The ‘pinkies’ are the hardest work. They’re the joeys who come in often as a result of the mother being killed on the road. The hairless babies have to be fed every three to four hours; 10pm is usually the last feed and 7am the first, so the Steegstras can get some sleep.

Kangaroos also take a lot longer to raise before they can be set free, and often don’t get accepted back into mobs.

At the moment there’s a young brushtail possum — found at Benalla P-12 College — that requires feeding every several hours until the little possum can fend for itself.

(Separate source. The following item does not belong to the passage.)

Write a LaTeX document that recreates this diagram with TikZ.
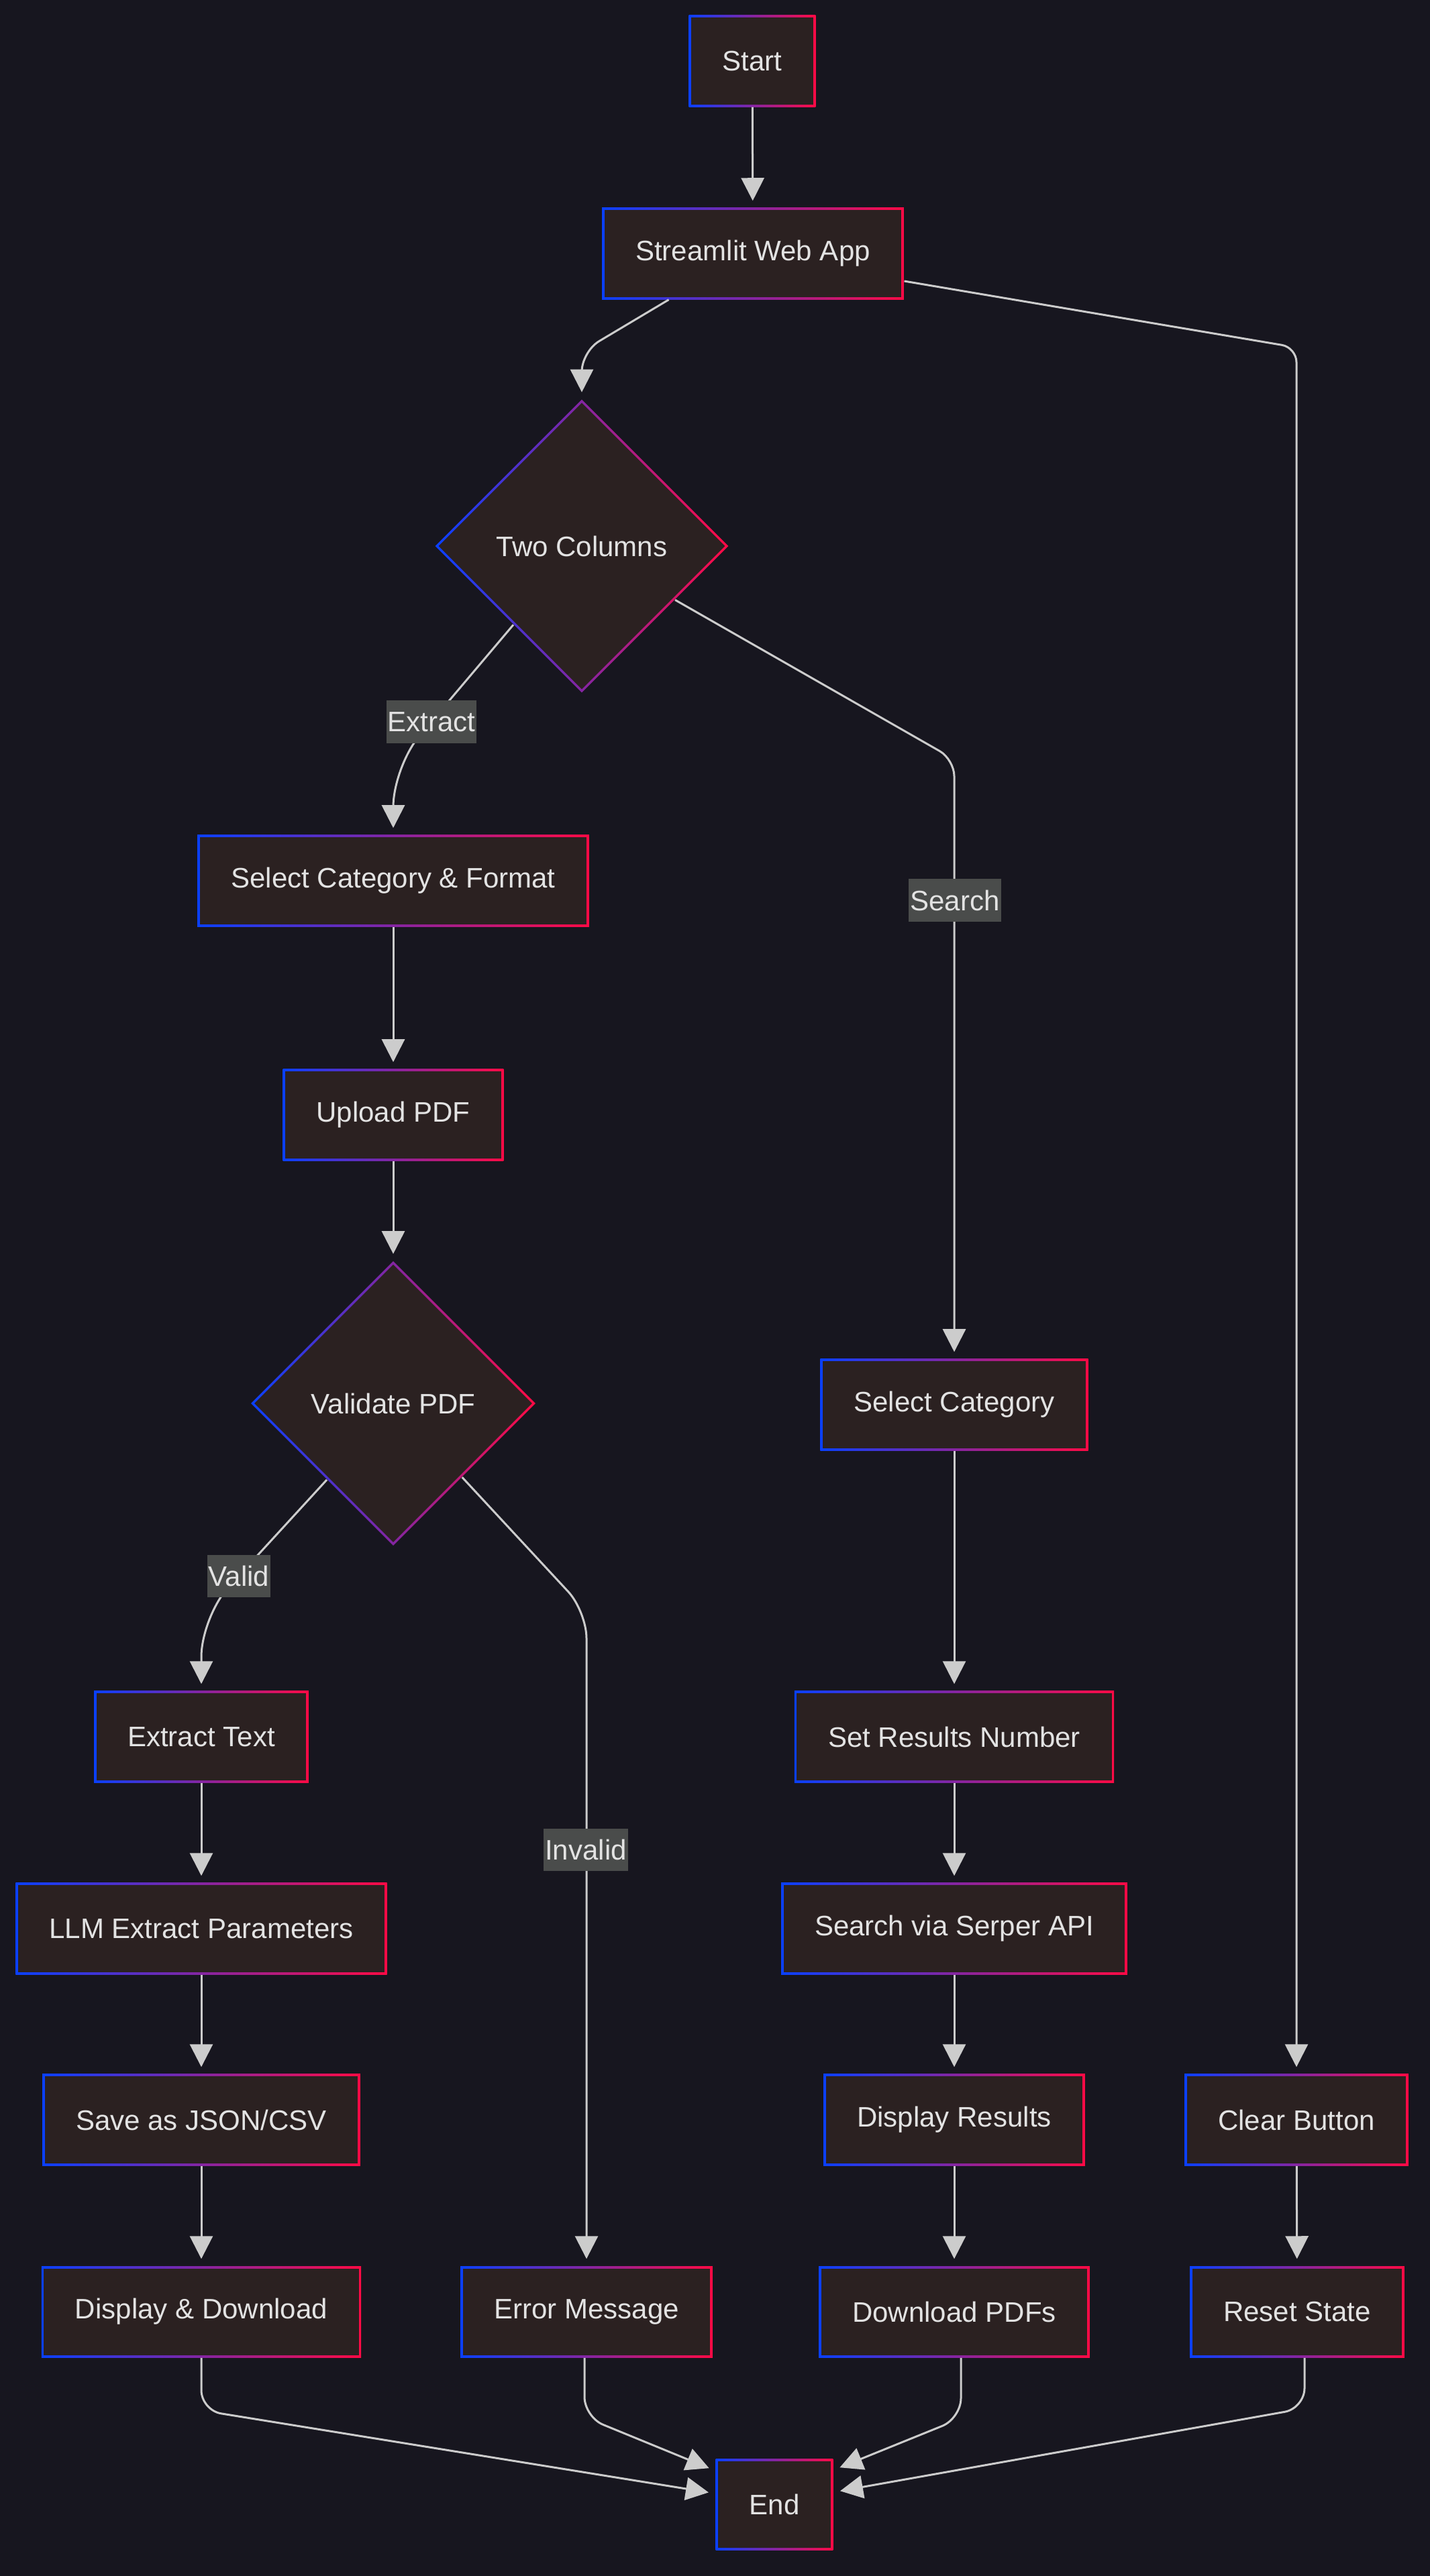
\documentclass[tikz,border=0pt]{standalone}
\usepackage{fontspec}
\setmainfont{Liberation Sans}
\usetikzlibrary{arrows.meta,shapes.geometric}
\definecolor{bgcol}{HTML}{17161F}
\definecolor{nodefill}{HTML}{2B2121}
\definecolor{gblue}{HTML}{0A40FF}
\definecolor{gred}{HTML}{FF0A45}
\definecolor{lblfill}{HTML}{4A4C4B}
\definecolor{txt}{HTML}{E3E3E3}
\definecolor{edgecol}{HTML}{CCCCCC}
\newcommand\boxfont{\fontsize{11.95}{14}\selectfont}
\tikzset{
    gbox/.style={rectangle, fill=nodefill, text=txt, font=\boxfont,
        minimum height=1.36cm, inner xsep=0.5cm,
        path picture={
            \shade[left color=gblue, right color=gred]
                (path picture bounding box.south west) rectangle (path picture bounding box.north east);
            \fill[nodefill]
                ([shift={(0.035cm,0.035cm)}]path picture bounding box.south west) rectangle
                ([shift={(-0.035cm,-0.035cm)}]path picture bounding box.north east);
        }},
    gdia/.style={diamond, aspect=1, inner sep=0pt, minimum size=#1,
        fill=nodefill, text=txt, font=\boxfont,
        path picture={
            \shade[left color=gblue, right color=gred]
                (path picture bounding box.south west) rectangle (path picture bounding box.north east);
            \fill[nodefill]
                ([xshift=0.05cm]path picture bounding box.west) --
                ([yshift=-0.05cm]path picture bounding box.north) --
                ([xshift=-0.05cm]path picture bounding box.east) --
                ([yshift=0.05cm]path picture bounding box.south) -- cycle;
        }},
    lbl/.style={rectangle, fill=lblfill, text=txt, font=\boxfont,
        inner xsep=0.02cm, inner ysep=0pt, minimum height=0.63cm},
    arr/.style={draw=edgecol, line width=0.03cm,
        -{Triangle[length=0.34cm,width=0.34cm]}, shorten >=0.1cm}
}
\begin{document}
\begin{tikzpicture}[x=0.01cm,y=-0.01cm]
    \useasboundingbox (0,0) rectangle (2130,3840);
    \fill[bgcol] (-20,-20) rectangle (2150,3860);

    \node[gbox] (start) at (1121,91) {Start};
    \node[gbox] (web) at (1122,378) {Streamlit Web App};
    \node[gdia=4.37cm] (cols) at (867,814) {Two Columns};
    \node[gbox] (selfmt) at (586,1313) {Select Category \& Format};
    \node[gbox] (upload) at (586,1662) {Upload PDF};
    \node[gdia=4.24cm] (valid) at (586,2092) {Validate PDF};
    \node[gbox] (selcat) at (1422,2094) {Select Category};
    \node[gbox] (extract) at (300,2589) {Extract Text};
    \node[gbox] (setnum) at (1422,2589) {Set Results Number};
    \node[gbox] (llm) at (300,2875) {LLM Extract Parameters};
    \node[gbox] (serper) at (1422,2875) {Search via Serper API};
    \node[gbox] (save) at (300,3160) {Save as JSON/CSV};
    \node[gbox] (results) at (1422,3160) {Display Results};
    \node[gbox] (clear) at (1932,3160) {Clear Button};
    \node[gbox] (dispdl) at (300,3446) {Display \& Download};
    \node[gbox] (errmsg) at (874,3446) {Error Message};
    \node[gbox] (dlpdf) at (1422,3446) {Download PDFs};
    \node[gbox] (reset) at (1933,3446) {Reset State};
    \node[gbox] (end) at (1154,3733) {End};

    \draw[arr] (start) -- (web);
    \draw[arr, rounded corners=0.3cm] ([xshift=1cm]web.south west) -- (867,524) -- (cols.north);
    \draw[arr, rounded corners=0.22cm] ([yshift=-0.41cm]web.east) -- (1932,518) -- (clear.north);
    \draw[arr, rounded corners=0.6cm] (cols.-131) -- (586,1143) -- (selfmt.north);
    \draw[arr, rounded corners=0.25cm] (cols.-30) -- (1422,1132) -- (selcat.north);
    \draw[arr] (selfmt) -- (upload);
    \draw[arr] (upload) -- (valid);
    \draw[arr, rounded corners=0.6cm] (valid.-131) -- (300,2410) -- (extract.north);
    \draw[arr, rounded corners=0.4cm] (valid.-47) -- (874,2402) -- (errmsg.north);
    \draw[arr] (selcat) -- (setnum);
    \draw[arr] (setnum) -- (serper);
    \draw[arr] (serper) -- (results);
    \draw[arr] (results) -- (dlpdf);
    \draw[arr] (extract) -- (llm);
    \draw[arr] (llm) -- (save);
    \draw[arr] (save) -- (dispdl);
    \draw[arr] (clear) -- (reset);
    \draw[arr, rounded corners=0.3cm] (dispdl.south) -- (300,3593) -- ([yshift=0.16cm]end.west);
    \draw[arr, rounded corners=0.3cm] ([xshift=-0.03cm]errmsg.south) -- (871,3603) -- ([yshift=0.5cm]end.west);
    \draw[arr, rounded corners=0.3cm] ([xshift=0.1cm]dlpdf.south) -- (1432,3605) -- ([yshift=0.51cm]end.east);
    \draw[arr, rounded corners=0.3cm] ([xshift=0.11cm]reset.south) -- (1944,3590) -- ([yshift=0.18cm]end.east);

    \node[lbl] (lextract) at (643,1076) {Extract};
    \node[lbl] (lsearch) at (1423,1342) {Search};
    \node[lbl] (lvalid) at (356,2349) {Valid};
    \node[lbl] (linvalid) at (873,2757) {Invalid};
\end{tikzpicture}
\end{document}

Wombats and wallabies are much easier. There are currently three wombats at the shelter: Zoe (aka Fatty), Rocky and Scooter. Scooter has been struggling with ill-health and the vet isn’t sure what her problem is, but Zoe and Rocky have taken over the house and literally barrel into anything in their path head-first.

There was also the pitter patter of little feet as ‘the twins’ reluctantly appeared for lunch. The two timid swamp wallabies had a quick bottle and returned to their ‘pouches’.

The wallabies are the most adventurous of the lot, and bedroom doors need to be kept closed so they don’t used the beds as a trampoline.

Once they’re ‘‘off the bottle’’ the wombats, kangaroos and wallabies are taken to one of several properties where other volunteers ‘dehumanise’ them and eventually set them free into nearby native forests.

Apart from occasional government grants, the Steegstras pay for everything themselves with a little help from local vets in treating the sick animals.